Café Bossa is the debut album by Filipino bossa nova singer Sitti. It was released in the Philippines on January 25, 2006 by Warner Music Philippines. The album spawned four successful singles—"Tattooed on My Mind", "Hey Look at the Sun", "I Didn't Know I Was Looking for Love" and "Para sa Akin". The album was certified double platinum by the Philippine Association of the Record Industry (PARI) on September 17, 2006, denoting over 60,000 units sold in the country.

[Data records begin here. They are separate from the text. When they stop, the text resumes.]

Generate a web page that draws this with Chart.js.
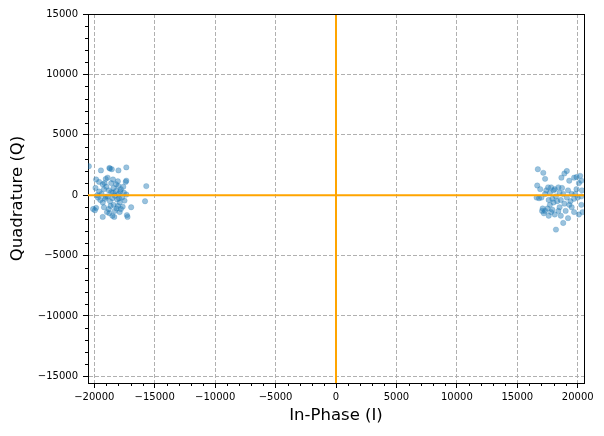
<!DOCTYPE html>
<html>
<head>
<meta charset="utf-8">
<script src="https://cdn.jsdelivr.net/npm/chart.js@4/dist/chart.umd.min.js"></script>
<style>
  html, body { margin: 0; padding: 0; background: #fff; }
  #wrap { width: 604px; height: 436px; }
</style>
</head>
<body>
<div id="wrap"><canvas id="iqChart" width="604" height="436"></canvas></div>
<script>
// Received symbols (I, Q), left cluster around -18500
const leftCluster = [
  [-20450, 2400], [-19850, 1300], [-19450, 2050], [-18750, 2250], [-18550, 2150],
  [-18000, 2050], [-17350, 2300], [-19300, 900], [-19050, 1350], [-18450, 1300],
  [-18050, 1150], [-18000, 750], [-17350, 1200], [-15700, 750], [-15800, -500],
  [-16950, -1000], [-17350, 50], [-17400, 1100], [-17300, -1650], [-17250, -1800],
  [-19850, -1050], [-19950, -1250], [-19300, -1800], [-18950, -1400], [-18750, -1500],
  [-18650, -900], [-17900, -1400], [-17800, -1150], [-18400, -800], [-19600, 300],
  [-19400, 100], [-19200, 500], [-19000, 700], [-18800, 400], [-18600, 250],
  [-18400, 600], [-18200, 350], [-18000, 100], [-17800, 500], [-17600, 700],
  [-19700, -200], [-19500, -400], [-19300, -600], [-19100, -300], [-18900, -100],
  [-18700, -500], [-18500, -250], [-18300, -50], [-18100, -350], [-17900, -600],
  [-17700, -200], [-17500, -450], [-19200, -1000], [-18800, -1150], [-18500, -1700],
  [-18300, -1300], [-18050, -900], [-17650, -950], [-19900, 600], [-19150, 1000],
  [-18600, 1000], [-18200, 900], [-17850, 300], [-18700, 2200], [-19750, 0],
  [-18350, -1800], [-19050, -150], [-18450, 200], [-17950, -250], [-17550, 200],
  [-19600, 1100], [-20100, -1150], [-18900, 1450], [-18150, -1100]
]

// Right cluster around +18500
const rightCluster = [
  [16650, 800], [16700, 2150], [17150, 1850], [17300, 1350], [17550, 650],
  [17800, 650], [18100, 500], [18400, 650], [18900, 1800], [19100, 2000],
  [18650, 1450], [19300, 1200], [19700, 1450], [19900, 1500], [20100, 1000],
  [20200, 1600], [20300, 1200], [20350, 400], [20300, -800], [20100, -1600],
  [19700, -1400], [19500, -1000], [19200, -1900], [18800, -2300], [18200, -2850],
  [19000, -1300], [18500, -1000], [18100, -1600], [17800, -1400], [17500, -1100],
  [17300, -1300], [17100, -1100], [17200, -1500], [17600, -1700], [17900, -1200],
  [16800, -250], [17000, -200], [17300, 100], [17600, -400], [17900, -300],
  [18200, -100], [18500, 200], [18800, 100], [19100, -200], [19400, -500],
  [19700, -300], [20000, -200], [20300, -100], [16900, 500], [17400, 400],
  [17700, 200], [18000, -600], [18300, -500], [18600, -400], [18900, -700],
  [19200, 400], [19500, 100], [19900, 500], [18700, 600], [18000, 400],
  [17700, -800], [18400, -1300], [19300, -800], [20400, -1400], [17050, -1300],
  [18600, -1700], [19800, 100], [16600, -200]
]

// Axis limits and tick labels
const xLimits = [-20520, 20520]
const yLimits = [-15550, 15000]
const xTicks = [-20000, -15000, -10000, -5000, 0, 5000, 10000, 15000, 20000]
const yTicks = [-15000, -10000, -5000, 0, 5000, 10000, 15000]
const minorStep = 1000

const FONT = 'DejaVu Sans'

function toPoints(pairs) {
  return pairs.map(p => ({ x: p[0], y: p[1] }))
}

function fmt(v) {
  // matplotlib uses a real minus sign
  return v < 0 ? '\u2212' + Math.abs(v) : String(v)
}

// Draws minor ticks and the top/right frame, like matplotlib
const framePlugin = {
  id: 'framePlugin',
  afterDraw(chart) {
    const ctx = chart.ctx
    const area = chart.chartArea
    const xs = chart.scales.x
    const ys = chart.scales.y
    ctx.save()
    ctx.strokeStyle = '#000'
    ctx.lineWidth = 1
    ctx.beginPath()
    for (let v = -20000; v <= 20000; v += minorStep) {
      if (v % 5000 === 0) continue
      const px = Math.round(xs.getPixelForValue(v)) + 0.5
      ctx.moveTo(px, area.bottom)
      ctx.lineTo(px, area.bottom + 3)
    }
    for (let v = -15000; v <= 15000; v += minorStep) {
      if (v % 5000 === 0) continue
      const py = Math.round(ys.getPixelForValue(v)) + 0.5
      ctx.moveTo(area.left, py)
      ctx.lineTo(area.left - 3, py)
    }
    ctx.stroke()
    ctx.beginPath()
    ctx.moveTo(area.left, Math.round(area.top) + 0.5)
    ctx.lineTo(area.right, Math.round(area.top) + 0.5)
    ctx.moveTo(Math.round(area.right) + 0.5, area.top)
    ctx.lineTo(Math.round(area.right) + 0.5, area.bottom)
    ctx.stroke()
    ctx.restore()
  }
}

const gridOpts = {
  color: '#b0b0b0',
  lineWidth: 1,
  tickColor: '#000',
  tickLength: 5,
  drawTicks: true
}

const ctx = document.getElementById('iqChart').getContext('2d')
new Chart(ctx, {
  type: 'scatter',
  data: {
    datasets: [
      {
        data: [{ x: xLimits[0], y: 0 }, { x: xLimits[1], y: 0 }],
        showLine: true,
        borderColor: '#ffa500',
        borderWidth: 2,
        pointRadius: 0,
        order: 0
      },
      {
        data: [{ x: 0, y: yLimits[0] }, { x: 0, y: yLimits[1] }],
        showLine: true,
        borderColor: '#ffa500',
        borderWidth: 2,
        pointRadius: 0,
        order: 0
      },
      {
        data: toPoints(leftCluster.concat(rightCluster)),
        backgroundColor: 'rgba(31, 119, 180, 0.45)',
        borderColor: 'rgba(31, 119, 180, 0.45)',
        borderWidth: 0.5,
        pointRadius: 2.7,
        order: 1,
        clip: { left: 0, top: 0, right: 0, bottom: 0 }
      }
    ]
  },
  options: {
    responsive: false,
    animation: false,
    devicePixelRatio: 1,
    layout: { padding: { left: 0, right: 20, top: 14, bottom: 0 } },
    plugins: {
      legend: { display: false },
      tooltip: { enabled: false }
    },
    scales: {
      x: {
        type: 'linear',
        min: xLimits[0],
        max: xLimits[1],
        afterBuildTicks: s => { s.ticks = xTicks.map(v => ({ value: v })) },
        afterFit: s => { s.height = 53 },
        ticks: {
          color: '#000',
          font: { family: FONT, size: 10 },
          padding: 3,
          maxRotation: 0,
          autoSkip: false,
          callback: v => fmt(v)
        },
        grid: gridOpts,
        border: { display: true, color: '#000', width: 1, dash: [4, 2] },
        title: {
          display: true,
          text: 'In-Phase (I)',
          color: '#000',
          font: { family: FONT, size: 16.5 },
          padding: { top: 2, bottom: 10 }
        }
      },
      y: {
        type: 'linear',
        min: yLimits[0],
        max: yLimits[1],
        afterBuildTicks: s => { s.ticks = yTicks.map(v => ({ value: v })) },
        afterFit: s => { s.width = 88 },
        ticks: {
          color: '#000',
          font: { family: FONT, size: 10 },
          padding: 5,
          autoSkip: false,
          callback: v => fmt(v)
        },
        grid: gridOpts,
        border: { display: true, color: '#000', width: 1, dash: [4, 2] },
        title: {
          display: true,
          text: 'Quadrature (Q)',
          color: '#000',
          font: { family: FONT, size: 16.5 },
          padding: { top: 8, bottom: 2 }
        }
      }
    }
  },
  plugins: [framePlugin]
})
</script>
</body>
</html>
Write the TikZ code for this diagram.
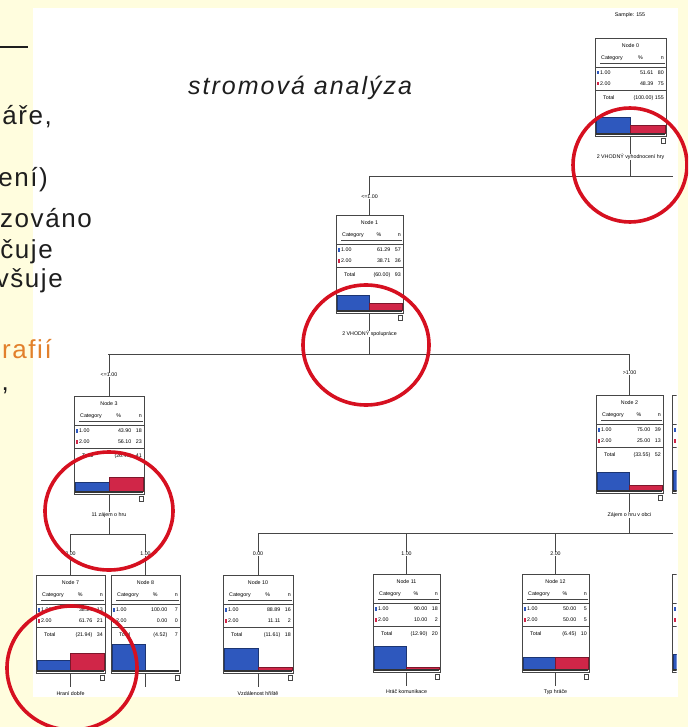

A limited edition of the album was released in February 2007, containing a bonus video CD and a different cover. The video CD includes her official music videos from the album and her MTV Philippines' Sessions Live performance. It was also released on digital download through iTunes and Amazon.com.

==Track listing==
All tracks were produced by Neil C. Gregorio.

Standard edition
| No. | Title | Writer(s) | Length |
|---|---|---|---|
| 1. | "Girl from Ipanema" (Portuguese/English) | Vinicius de Moraes; Norman Gimbel; Antonio Carlos Jobim; | 2:23 |
| 2. | "Tattooed on My Mind" | D'Sound | 4:25 |
| 3. | "At 17" | Janis Ian | 4:10 |
| 4. | "Hey Look at the Sun" | Nelson Angelo | 3:13 |
| 5. | "I Didn't Know I Was Looking for Love" | Tracey Thorn; Ben Watt; | 3:54 |
| 6. | "Invisible War" | Julia Fordham | 3:08 |
| 7. | "One Note Samba" (English) | Jon Hendricks; Jobim; Newton Mendonca; | 2:11 |
| 8. | "Soft Melody" | John Kaizan Neptune | 3:48 |
| 9. | "You on My Mind" | Andy Connell; Corinne Drewery; | 3:17 |
| 10. | "Lost in Space" | Tunde Baiyewu | 3:20 |
| 11. | "The Lady Wants to Know" | Michael Franks | 4:23 |
| 12. | "Close to You - Half a Minute" | Burt Bacharach; Hal David; | 2:09 |
| 13. | "Samba Song" | Bong Pinera | 3:14 |
| 14. | "Bridges" | Birth; Fernando Brant; | 5:21 |
| 15. | "Mas que Nada" | Jorge Ben | 3:24 |
| 16. | "Wave" | Jobim | 3:29 |
| 17. | "Fly Me to the Moon" | Bart Howard^{[a]} | 3:12 |
| 18. | "Para sa Akin" | Emil Pama | 3:09 |

Limited edition
| No. | Title | Length |
|---|---|---|
| 1. | "Para sa Akin" (music video) |  |
| 2. | "Hey Look at the Sun" (music video) |  |
| 3. | "I Didn't Know I Was Looking for Love" (music video) |  |
| 4. | "EPK / Behind the Scenes" |  |
| 5. | "Girl from Ipanema" (MTV Sessions Live) |  |
| 6. | "Tattoed on My Mind" (MTV Sessions Live) |  |
| 7. | "Samba Song" (MTV Sessions Live) |  |
| 8. | "Para sa Akin" (MTV Sessions Live) |  |
| 9. | "Mas que Nada" (MTV Sessions Live) |  |

==Personnel==
Credits were taken from Titik Pilipino.

Production
- Joseph De Vera - album cover art and design
- Neil C. Gregorio - album producer, A & R, sequencing
- Ricky R. Ilacad - executive producer, A & R
- Mark Laccay - studio recording
- Pazzy Marquez - styling and grooming
- Paolo Pineda - album photography
- Dante Tanedo - mixing
- Frey Zambrano - A & R, production coordinator

Musicians
- Erskine Basilio - acoustic guitar
- Marcy Estrella - percussions
- Archie Lacorte - saxophone, flute
- Sitti Navarro - lead vocals
- Jerome Rico - semi-hollow guitar (track 7)
- Vic San Juan - electric, upright bass
- Chito Servanez - piano, clavinova
- Sonny Teodoro - drums, additional percussions

Recording locations
- Stone House Bar (Quezon City, Philippines) - album recording
- Warner Chili Red Studio - sequencing

==Certifications==

| Country | Provider | Certification | Sales |
|---|---|---|---|
| Philippines | PARI | 2× Platinum | 60,000+ |

==Footnotes==

a.Erroneously credited to Julie London, who recorded a well-known version of the song.